Ever feel that mixture of eager anticipation and dread, that feeling that runs up your spine and messes with your brain when you’re thinking about something that could be so good, so cool … if it just doesn’t get screwed up?
That’s what I felt this afternoon when I heard that Johnny Depp and Edgar Wright, the genius director of “Shaun of the Dead” and “Hot Fuzz,” were teaming up to make a big-screen version of “The Night Stalker.”
If you’re not familiar with it, “The Night Stalker” was a 1972 TV movie that starred character actor Darren McGavin as Carl Kolchak, a hard-charging newspaper reporter who — thanks to his willingness to buck authority and his his inability to kowtow to his bosses — has drifted from newspaper to newspaper, city to city, in search of steady work.
He’s at a paper in Las Vegas when a series of gruesome showgirl murders gets his attention. He starts covering the story and, much to the horror of city officials and the chamber of commerce, discovers not only that a serial killer is at work … the killer is a vampire (played to truly creepy, alien effect by Barry Atwater).

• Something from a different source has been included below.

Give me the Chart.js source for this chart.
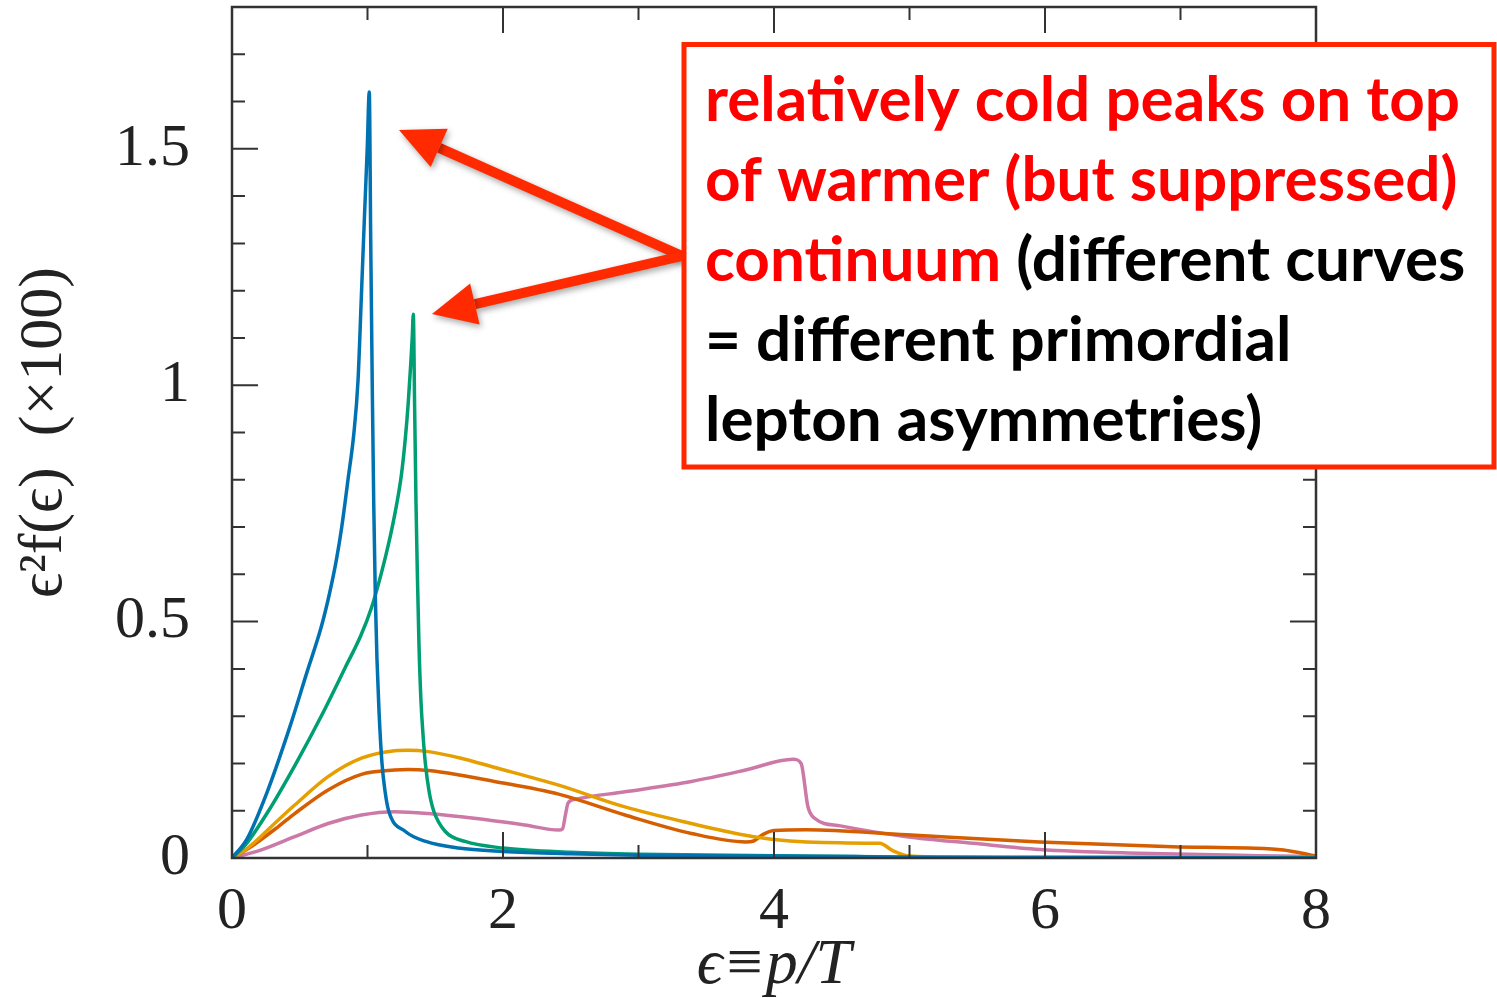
<!DOCTYPE html>
<html>
<head>
<meta charset="utf-8">
<script src="https://cdn.jsdelivr.net/npm/chart.js@4.4.1/dist/chart.umd.min.js"></script>
<style>
  html, body { margin: 0; padding: 0; background: #fff; }
  canvas { display: block; }
</style>
</head>
<body>
<canvas id="spectrum" width="1497" height="998"></canvas>
<script>
// eps^2 f(eps) (x100) against eps = p/T, one curve per primordial lepton asymmetry
const blueX = [0, 0.11, 0.26, 0.43, 0.55, 0.66, 0.72, 0.77, 0.81, 0.856, 0.90, 0.93, 0.955, 0.978, 0.998, 1.013, 1.024, 1.035, 1.046, 1.058, 1.07, 1.085, 1.107, 1.13, 1.156, 1.28, 1.43, 1.67, 2.0, 2.5, 3.0, 4.0, 4.6, 5.0, 6.0, 8.0];
const blueY = [0, 0.04, 0.14, 0.28, 0.39, 0.49, 0.56, 0.63, 0.70, 0.80, 0.90, 1.01, 1.19, 1.36, 1.50, 1.62, 1.30, 1.00, 0.75, 0.55, 0.42, 0.31, 0.20, 0.14, 0.10, 0.056, 0.035, 0.021, 0.014, 0.009, 0.006, 0.004, 0.003, 0.001, 0.0005, 0];

const greenX = [0, 0.10, 0.27, 0.48, 0.664, 0.836, 0.95, 1.03, 1.10, 1.16, 1.21, 1.25, 1.28, 1.30, 1.318, 1.33, 1.338, 1.348, 1.358, 1.368, 1.38, 1.395, 1.41, 1.427, 1.455, 1.488, 1.574, 1.72, 2.0, 2.5, 3.0, 4.0, 5.0, 6.0, 8.0];
const greenY = [0, 0.028, 0.10, 0.204, 0.303, 0.403, 0.47, 0.53, 0.60, 0.67, 0.74, 0.81, 0.89, 0.96, 1.04, 1.10, 1.15, 0.95, 0.75, 0.60, 0.45, 0.33, 0.26, 0.20, 0.14, 0.10, 0.056, 0.035, 0.021, 0.012, 0.008, 0.005, 0.002, 0.001, 0];

const orangeX = [0, 0.12, 0.34, 0.463, 0.709, 0.955, 1.2, 1.30, 1.45, 1.69, 1.92, 2.41, 2.9, 3.39, 3.79, 4.0, 4.49, 4.78, 4.88, 5.0, 5.3, 6.0, 8.0];
const orangeY = [0, 0.022, 0.08, 0.112, 0.172, 0.211, 0.227, 0.228, 0.225, 0.211, 0.193, 0.154, 0.108, 0.073, 0.048, 0.039, 0.032, 0.031, 0.015, 0.004, 0.002, 0.002, 0.001];

const redX = [0, 0.12, 0.34, 0.463, 0.709, 0.955, 1.2, 1.30, 1.45, 1.69, 1.92, 2.41, 2.9, 3.39, 3.79, 3.85, 3.92, 4.0, 4.24, 4.98, 5.96, 6.94, 7.5, 7.76, 7.9, 8.0];
const redY = [0, 0.02, 0.066, 0.094, 0.144, 0.177, 0.186, 0.187, 0.185, 0.175, 0.163, 0.135, 0.091, 0.052, 0.034, 0.036, 0.05, 0.058, 0.06, 0.049, 0.034, 0.024, 0.021, 0.017, 0.01, 0.004];

const pinkX = [0, 0.216, 0.463, 0.709, 0.955, 1.2, 1.45, 1.9, 2.16, 2.41, 2.44, 2.46, 2.48, 2.53, 2.9, 3.39, 3.79, 4.14, 4.2, 4.25, 4.3, 4.49, 4.98, 5.47, 5.96, 6.69, 7.58, 8.0];
const pinkY = [0, 0.017, 0.045, 0.073, 0.091, 0.098, 0.094, 0.08, 0.07, 0.059, 0.062, 0.09, 0.116, 0.124, 0.140, 0.162, 0.186, 0.209, 0.2, 0.109, 0.084, 0.068, 0.045, 0.031, 0.018, 0.01, 0.005, 0.003];

const xTicks = [0, 2, 4, 6, 8];
const yTicks = [0, 0.5, 1, 1.5];

const RED = '#ff0000';
const BLACK = '#000000';
const noteLines = [
    [['relatively cold peaks on top', RED]],
    [['of warmer (but suppressed)', RED]],
    [['continuum', RED], [' (different curves', BLACK]],
    [['= different primordial', BLACK]],
    [['lepton asymmetries)', BLACK]]
];

function points(xs, ys) {
    return xs.map((x, i) => ({ x: x, y: ys[i] }));
}

function series(xs, ys, color) {
    return {
        data: points(xs, ys),
        borderColor: color,
        backgroundColor: color,
        fill: false
    };
}

// inward tick marks on all four sides plus the frame
const frameTicks = {
    id: 'frameTicks',
    afterDraw(chart) {
        const { ctx, chartArea: a } = chart;
        const x = chart.scales.x, y = chart.scales.y;
        ctx.save();
        ctx.strokeStyle = '#333';
        ctx.lineWidth = 2;
        ctx.beginPath();
        y.ticks.forEach(t => {
            const py = y.getPixelForValue(t.value);
            const len = Math.round(t.value * 10) % 5 === 0 ? 26 : 13;
            ctx.moveTo(a.left, py); ctx.lineTo(a.left + len, py);
            ctx.moveTo(a.right, py); ctx.lineTo(a.right - len, py);
        });
        x.ticks.forEach(t => {
            const px = x.getPixelForValue(t.value);
            const len = xTicks.includes(t.value) ? 26 : 13;
            ctx.moveTo(px, a.bottom); ctx.lineTo(px, a.bottom - len);
            ctx.moveTo(px, a.top); ctx.lineTo(px, a.top + len);
        });
        ctx.stroke();
        ctx.lineWidth = 2.5;
        ctx.strokeRect(a.left, a.top, a.right - a.left, a.bottom - a.top);
        ctx.restore();
    }
};

function arrow(ctx, x0, y0, x1, y1) {
    const ang = Math.atan2(y1 - y0, x1 - x0);
    const head = 44, half = 21;
    const bx = x1 - head * Math.cos(ang), by = y1 - head * Math.sin(ang);
    ctx.beginPath();
    ctx.moveTo(x0, y0);
    ctx.lineTo(bx, by);
    ctx.stroke();
    ctx.beginPath();
    ctx.moveTo(x1, y1);
    ctx.lineTo(bx - half * Math.sin(ang), by + half * Math.cos(ang));
    ctx.lineTo(bx + half * Math.sin(ang), by - half * Math.cos(ang));
    ctx.closePath();
    ctx.fill();
}

// callout box with the two arrows pointing at the cold peaks
const note = {
    id: 'note',
    afterDraw(chart) {
        const ctx = chart.ctx;
        ctx.save();
        ctx.shadowColor = 'rgba(0,0,0,0.35)';
        ctx.shadowBlur = 6;
        ctx.shadowOffsetX = 2;
        ctx.shadowOffsetY = 3;
        ctx.strokeStyle = '#ff2a00';
        ctx.fillStyle = '#ff2a00';
        ctx.lineWidth = 10;
        arrow(ctx, 682, 256, 399, 130);
        arrow(ctx, 682, 256, 432, 314);
        ctx.restore();

        ctx.save();
        ctx.fillStyle = '#fff';
        ctx.fillRect(684, 44.5, 810, 422.5);
        ctx.strokeStyle = '#ff2600';
        ctx.lineWidth = 5;
        ctx.strokeRect(684, 44.5, 810, 422.5);

        ctx.font = 'bold 61px Lato';
        ctx.textBaseline = 'alphabetic';
        const sx = 755 / ctx.measureText(noteLines[0][0][0]).width;
        noteLines.forEach((segs, i) => {
            ctx.save();
            ctx.translate(705, 121 + i * 80);
            ctx.scale(sx, 1);
            let cx = 0;
            segs.forEach(([txt, col]) => {
                ctx.fillStyle = col;
                ctx.fillText(txt, cx, 0);
                cx += ctx.measureText(txt).width;
            });
            ctx.restore();
        });
        ctx.restore();
    }
};

const tickFont = { family: 'Liberation Serif', size: 60 };

new Chart(document.getElementById('spectrum'), {
    type: 'line',
    data: {
        datasets: [
            series(blueX, blueY, '#0072b2'),
            series(greenX, greenY, '#009e73'),
            series(orangeX, orangeY, '#e69f00'),
            series(redX, redY, '#d55e00'),
            series(pinkX, pinkY, '#cc79a7')
        ]
    },
    options: {
        responsive: false,
        animation: false,
        devicePixelRatio: 1,
        layout: { padding: { top: 7, right: 181, left: 0, bottom: 0 } },
        plugins: {
            legend: { display: false },
            tooltip: { enabled: false }
        },
        elements: {
            point: { radius: 0 },
            line: { borderWidth: 3.5, cubicInterpolationMode: 'monotone' }
        },
        scales: {
            x: {
                type: 'linear',
                min: 0,
                max: 8,
                grid: { display: false, drawTicks: false },
                border: { display: false },
                ticks: {
                    stepSize: 1,
                    autoSkip: false,
                    maxRotation: 0,
                    padding: 18,
                    color: '#222',
                    font: tickFont,
                    callback: v => xTicks.includes(v) ? String(v) : ''
                },
                title: {
                    display: true,
                    text: 'ϵ≡p/T',
                    color: '#222',
                    font: { family: 'Liberation Serif', size: 64, style: 'italic', lineHeight: 1 },
                    padding: { top: 0, bottom: 0 }
                },
                afterFit: s => { s.height = 140; }
            },
            y: {
                min: 0,
                max: 1.8,
                grid: { display: false, drawTicks: false },
                border: { display: false },
                ticks: {
                    stepSize: 0.1,
                    autoSkip: false,
                    padding: 42,
                    color: '#222',
                    font: tickFont,
                    callback: v => {
                        const h = Math.round(v * 10) / 10;
                        return yTicks.includes(h) ? String(h) : '';
                    }
                },
                title: {
                    display: true,
                    text: 'ϵ²f(ϵ)  (×100)',
                    color: '#222',
                    font: { family: 'Liberation Serif', size: 62 },
                    padding: { top: 8, bottom: 0 }
                },
                afterFit: s => {
                    s.width = 232;
                    s.paddingTop = 0;
                    s.paddingBottom = 0;
                }
            }
        }
    },
    plugins: [frameTicks, note]
});
</script>
</body>
</html>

The movie unfolded like a modern-day police procedural, with Kolchak arriving at crime scenes and irritating the cops when he isn’t hanging out in the morgue. It builds to a genuinely suspenseful climax in which Kolchak takes things into his own hands … only to find himself run out of town by officials worried about the story’s impact on tourism.
Masterful writer Richard Matheson wrote the movie based on a terrific book by author Jeff Rice.

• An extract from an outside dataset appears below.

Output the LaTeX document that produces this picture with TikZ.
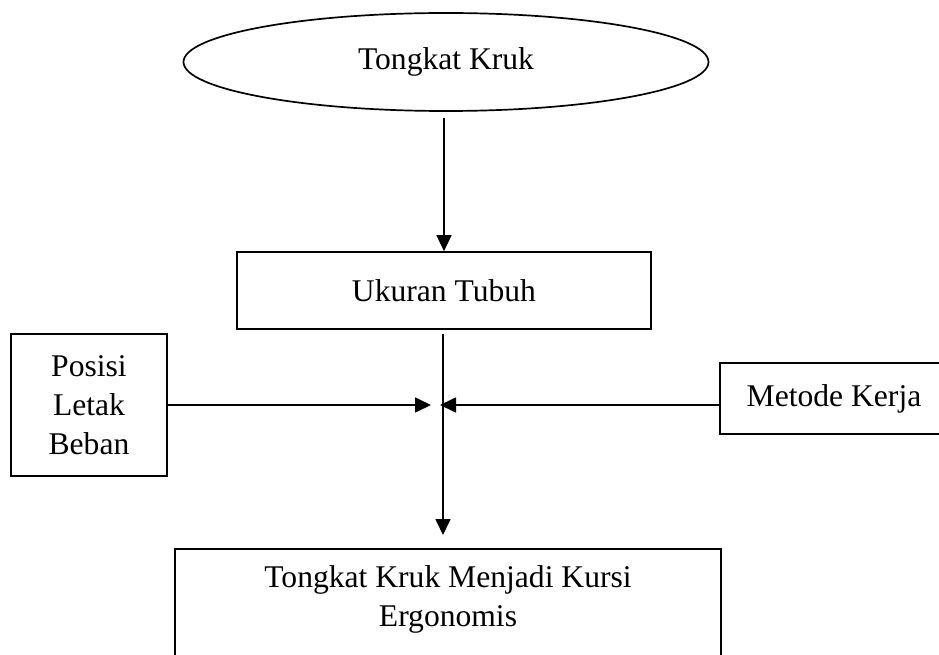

“The Night Stalker” was the highest-rated TV movie of its time and sparked not only a 1973 sequel, “The Night Strangler,” but a 1974 series, “Kolchak: The Night Stalker.”
In the series, which ran only one season, Kolchak worked out of a Chicago news service, frustrated the same boss (the blustery Simon Oakland), and kept running into monsters. The best episodes featured a zombie and a vampire who was one of the victims from the original movie.
News of the remake doesn’t fill me with quite the same level of anticipation and dread that I feel for the Tim Burton/Johnny Depp “Dark Shadows.” Maybe because Burton, a genuine artist who seems to have lost the ability to make a coherent movie, isn’t associated with this.
Maybe because, as much as I liked “Dark Shadows,” it isn’t the equal of “The Night Stalker” in my book. If Burton makes “Dark Shadows” an unwatchable mess, that’ll be a loss. If Wright screws up “The Night Stalker,” I’ll be in mourning.
Wright — who has also been working on a movie of the Marvel Comics character Ant-Man, a member of The Avengers — seems well-suited to the mixture of humor and horror that a proper adaption of “The Night Stalker” would need.
But I really would dearly love it if a “Night Stalker” movie was really good, spawning a new generation of fans and renewing attention for the original ABC movies and TV show.